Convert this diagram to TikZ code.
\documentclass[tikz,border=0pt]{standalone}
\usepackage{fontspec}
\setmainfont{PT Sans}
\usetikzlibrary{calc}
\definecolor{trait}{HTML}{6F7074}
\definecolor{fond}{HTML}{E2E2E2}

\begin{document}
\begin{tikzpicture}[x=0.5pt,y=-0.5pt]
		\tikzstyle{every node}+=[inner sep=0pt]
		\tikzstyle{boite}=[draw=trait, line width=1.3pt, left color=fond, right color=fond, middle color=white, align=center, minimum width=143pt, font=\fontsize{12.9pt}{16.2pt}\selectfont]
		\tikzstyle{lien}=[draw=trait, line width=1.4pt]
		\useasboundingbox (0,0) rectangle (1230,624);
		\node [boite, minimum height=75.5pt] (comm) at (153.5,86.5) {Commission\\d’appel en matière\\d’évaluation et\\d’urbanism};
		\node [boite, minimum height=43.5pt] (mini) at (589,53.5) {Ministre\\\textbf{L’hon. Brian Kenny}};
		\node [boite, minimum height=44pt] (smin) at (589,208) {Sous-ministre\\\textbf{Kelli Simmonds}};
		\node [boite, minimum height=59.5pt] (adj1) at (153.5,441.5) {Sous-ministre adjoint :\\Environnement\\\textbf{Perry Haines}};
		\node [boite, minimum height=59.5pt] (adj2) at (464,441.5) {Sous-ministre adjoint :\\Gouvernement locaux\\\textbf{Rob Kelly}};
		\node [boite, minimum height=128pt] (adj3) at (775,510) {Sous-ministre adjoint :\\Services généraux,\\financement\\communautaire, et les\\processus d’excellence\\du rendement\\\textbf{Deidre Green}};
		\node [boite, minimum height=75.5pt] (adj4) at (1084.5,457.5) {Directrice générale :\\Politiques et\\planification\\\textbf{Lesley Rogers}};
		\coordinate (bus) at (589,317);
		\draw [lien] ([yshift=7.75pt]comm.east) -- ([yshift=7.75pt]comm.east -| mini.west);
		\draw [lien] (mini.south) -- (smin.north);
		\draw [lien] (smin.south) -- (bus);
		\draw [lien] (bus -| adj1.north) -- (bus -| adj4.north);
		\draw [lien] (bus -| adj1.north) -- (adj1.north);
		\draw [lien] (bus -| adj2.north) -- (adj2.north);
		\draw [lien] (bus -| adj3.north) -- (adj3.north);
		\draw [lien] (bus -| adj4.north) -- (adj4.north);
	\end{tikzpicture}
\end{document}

= = = =

WHAT IS REQUIRED
Go through the listing above and restate it word for word.

OUTPUT BELOW
Convert this diagram to TikZ code.
\documentclass[tikz,border=0pt]{standalone}
\usepackage{fontspec}
\setmainfont{PT Sans}
\usetikzlibrary{calc}
\definecolor{trait}{HTML}{6F7074}
\definecolor{fond}{HTML}{E2E2E2}

\begin{document}
\begin{tikzpicture}[x=0.5pt,y=-0.5pt]
		\tikzstyle{every node}+=[inner sep=0pt]
		\tikzstyle{boite}=[draw=trait, line width=1.3pt, left color=fond, right color=fond, middle color=white, align=center, minimum width=143pt, font=\fontsize{12.9pt}{16.2pt}\selectfont]
		\tikzstyle{lien}=[draw=trait, line width=1.4pt]
		\useasboundingbox (0,0) rectangle (1230,624);
		\node [boite, minimum height=75.5pt] (comm) at (153.5,86.5) {Commission\\d’appel en matière\\d’évaluation et\\d’urbanism};
		\node [boite, minimum height=43.5pt] (mini) at (589,53.5) {Ministre\\\textbf{L’hon. Brian Kenny}};
		\node [boite, minimum height=44pt] (smin) at (589,208) {Sous-ministre\\\textbf{Kelli Simmonds}};
		\node [boite, minimum height=59.5pt] (adj1) at (153.5,441.5) {Sous-ministre adjoint :\\Environnement\\\textbf{Perry Haines}};
		\node [boite, minimum height=59.5pt] (adj2) at (464,441.5) {Sous-ministre adjoint :\\Gouvernement locaux\\\textbf{Rob Kelly}};
		\node [boite, minimum height=128pt] (adj3) at (775,510) {Sous-ministre adjoint :\\Services généraux,\\financement\\communautaire, et les\\processus d’excellence\\du rendement\\\textbf{Deidre Green}};
		\node [boite, minimum height=75.5pt] (adj4) at (1084.5,457.5) {Directrice générale :\\Politiques et\\planification\\\textbf{Lesley Rogers}};
		\coordinate (bus) at (589,317);
		\draw [lien] ([yshift=7.75pt]comm.east) -- ([yshift=7.75pt]comm.east -| mini.west);
		\draw [lien] (mini.south) -- (smin.north);
		\draw [lien] (smin.south) -- (bus);
		\draw [lien] (bus -| adj1.north) -- (bus -| adj4.north);
		\draw [lien] (bus -| adj1.north) -- (adj1.north);
		\draw [lien] (bus -| adj2.north) -- (adj2.north);
		\draw [lien] (bus -| adj3.north) -- (adj3.north);
		\draw [lien] (bus -| adj4.north) -- (adj4.north);
	\end{tikzpicture}
\end{document}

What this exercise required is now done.